> [DATA IN THIS EXERCISE]:
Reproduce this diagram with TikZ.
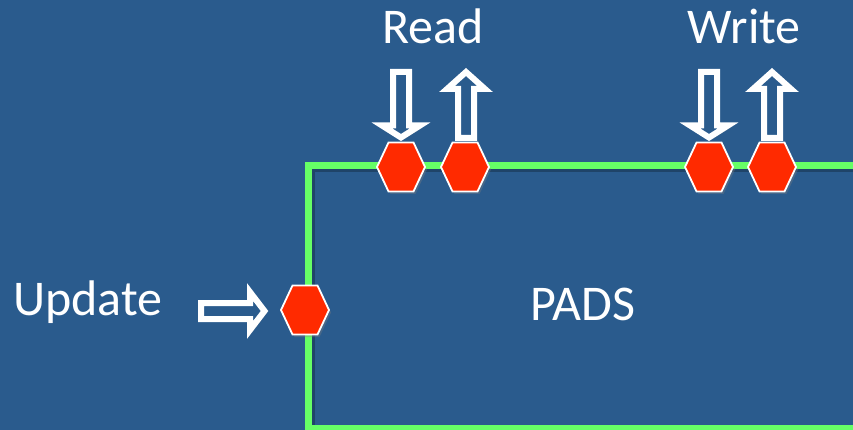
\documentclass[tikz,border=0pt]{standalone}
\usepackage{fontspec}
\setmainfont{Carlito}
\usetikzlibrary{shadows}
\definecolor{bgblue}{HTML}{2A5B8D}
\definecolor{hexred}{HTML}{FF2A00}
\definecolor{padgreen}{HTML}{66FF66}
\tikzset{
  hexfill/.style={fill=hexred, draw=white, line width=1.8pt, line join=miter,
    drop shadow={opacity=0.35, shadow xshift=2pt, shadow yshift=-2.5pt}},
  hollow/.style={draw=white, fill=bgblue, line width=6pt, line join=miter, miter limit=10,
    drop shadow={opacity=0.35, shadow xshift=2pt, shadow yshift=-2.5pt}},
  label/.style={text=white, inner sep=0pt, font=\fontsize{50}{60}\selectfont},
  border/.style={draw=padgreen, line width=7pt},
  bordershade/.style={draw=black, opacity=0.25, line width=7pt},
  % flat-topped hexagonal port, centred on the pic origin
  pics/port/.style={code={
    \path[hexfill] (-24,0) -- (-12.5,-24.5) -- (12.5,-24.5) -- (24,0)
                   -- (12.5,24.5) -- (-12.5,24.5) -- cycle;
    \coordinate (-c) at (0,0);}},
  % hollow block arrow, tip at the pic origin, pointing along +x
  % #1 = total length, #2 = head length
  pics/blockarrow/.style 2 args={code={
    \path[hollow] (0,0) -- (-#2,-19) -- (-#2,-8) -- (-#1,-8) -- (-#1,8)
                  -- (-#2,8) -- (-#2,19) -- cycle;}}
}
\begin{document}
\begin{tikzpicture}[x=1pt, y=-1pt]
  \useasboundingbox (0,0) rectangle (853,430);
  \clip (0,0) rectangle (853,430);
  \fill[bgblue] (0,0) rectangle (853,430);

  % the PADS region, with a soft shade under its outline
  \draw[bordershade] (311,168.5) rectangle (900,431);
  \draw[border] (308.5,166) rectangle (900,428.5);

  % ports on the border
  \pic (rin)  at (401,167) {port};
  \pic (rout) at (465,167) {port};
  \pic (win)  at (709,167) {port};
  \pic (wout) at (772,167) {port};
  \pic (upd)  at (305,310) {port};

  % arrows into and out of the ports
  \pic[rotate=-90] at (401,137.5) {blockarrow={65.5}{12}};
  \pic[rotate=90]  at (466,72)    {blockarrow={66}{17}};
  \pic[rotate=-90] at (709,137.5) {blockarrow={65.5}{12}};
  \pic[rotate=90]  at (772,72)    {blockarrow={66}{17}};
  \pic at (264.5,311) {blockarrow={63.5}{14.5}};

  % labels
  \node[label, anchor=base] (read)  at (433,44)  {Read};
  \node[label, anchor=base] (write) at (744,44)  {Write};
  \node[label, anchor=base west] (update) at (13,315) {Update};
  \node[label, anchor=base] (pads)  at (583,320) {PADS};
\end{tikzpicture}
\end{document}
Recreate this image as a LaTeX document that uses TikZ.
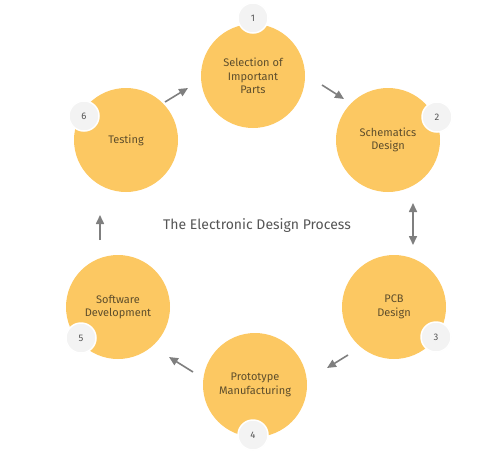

> [TASK DIRECTIONS]: Quote each entry above verbatim and drop the pictures.

> [FINAL RESULT]:
Reproduce this diagram with TikZ.
\documentclass[tikz,border=0pt]{standalone}
\usepackage{fontspec}
\setmainfont{Carlito}
\usetikzlibrary{shadows}
\definecolor{bgblue}{HTML}{2A5B8D}
\definecolor{hexred}{HTML}{FF2A00}
\definecolor{padgreen}{HTML}{66FF66}
\tikzset{
  hexfill/.style={fill=hexred, draw=white, line width=1.8pt, line join=miter,
    drop shadow={opacity=0.35, shadow xshift=2pt, shadow yshift=-2.5pt}},
  hollow/.style={draw=white, fill=bgblue, line width=6pt, line join=miter, miter limit=10,
    drop shadow={opacity=0.35, shadow xshift=2pt, shadow yshift=-2.5pt}},
  label/.style={text=white, inner sep=0pt, font=\fontsize{50}{60}\selectfont},
  border/.style={draw=padgreen, line width=7pt},
  bordershade/.style={draw=black, opacity=0.25, line width=7pt},
  % flat-topped hexagonal port, centred on the pic origin
  pics/port/.style={code={
    \path[hexfill] (-24,0) -- (-12.5,-24.5) -- (12.5,-24.5) -- (24,0)
                   -- (12.5,24.5) -- (-12.5,24.5) -- cycle;
    \coordinate (-c) at (0,0);}},
  % hollow block arrow, tip at the pic origin, pointing along +x
  % #1 = total length, #2 = head length
  pics/blockarrow/.style 2 args={code={
    \path[hollow] (0,0) -- (-#2,-19) -- (-#2,-8) -- (-#1,-8) -- (-#1,8)
                  -- (-#2,8) -- (-#2,19) -- cycle;}}
}
\begin{document}
\begin{tikzpicture}[x=1pt, y=-1pt]
  \useasboundingbox (0,0) rectangle (853,430);
  \clip (0,0) rectangle (853,430);
  \fill[bgblue] (0,0) rectangle (853,430);

  % the PADS region, with a soft shade under its outline
  \draw[bordershade] (311,168.5) rectangle (900,431);
  \draw[border] (308.5,166) rectangle (900,428.5);

  % ports on the border
  \pic (rin)  at (401,167) {port};
  \pic (rout) at (465,167) {port};
  \pic (win)  at (709,167) {port};
  \pic (wout) at (772,167) {port};
  \pic (upd)  at (305,310) {port};

  % arrows into and out of the ports
  \pic[rotate=-90] at (401,137.5) {blockarrow={65.5}{12}};
  \pic[rotate=90]  at (466,72)    {blockarrow={66}{17}};
  \pic[rotate=-90] at (709,137.5) {blockarrow={65.5}{12}};
  \pic[rotate=90]  at (772,72)    {blockarrow={66}{17}};
  \pic at (264.5,311) {blockarrow={63.5}{14.5}};

  % labels
  \node[label, anchor=base] (read)  at (433,44)  {Read};
  \node[label, anchor=base] (write) at (744,44)  {Write};
  \node[label, anchor=base west] (update) at (13,315) {Update};
  \node[label, anchor=base] (pads)  at (583,320) {PADS};
\end{tikzpicture}
\end{document}
Recreate this image as a LaTeX document that uses TikZ.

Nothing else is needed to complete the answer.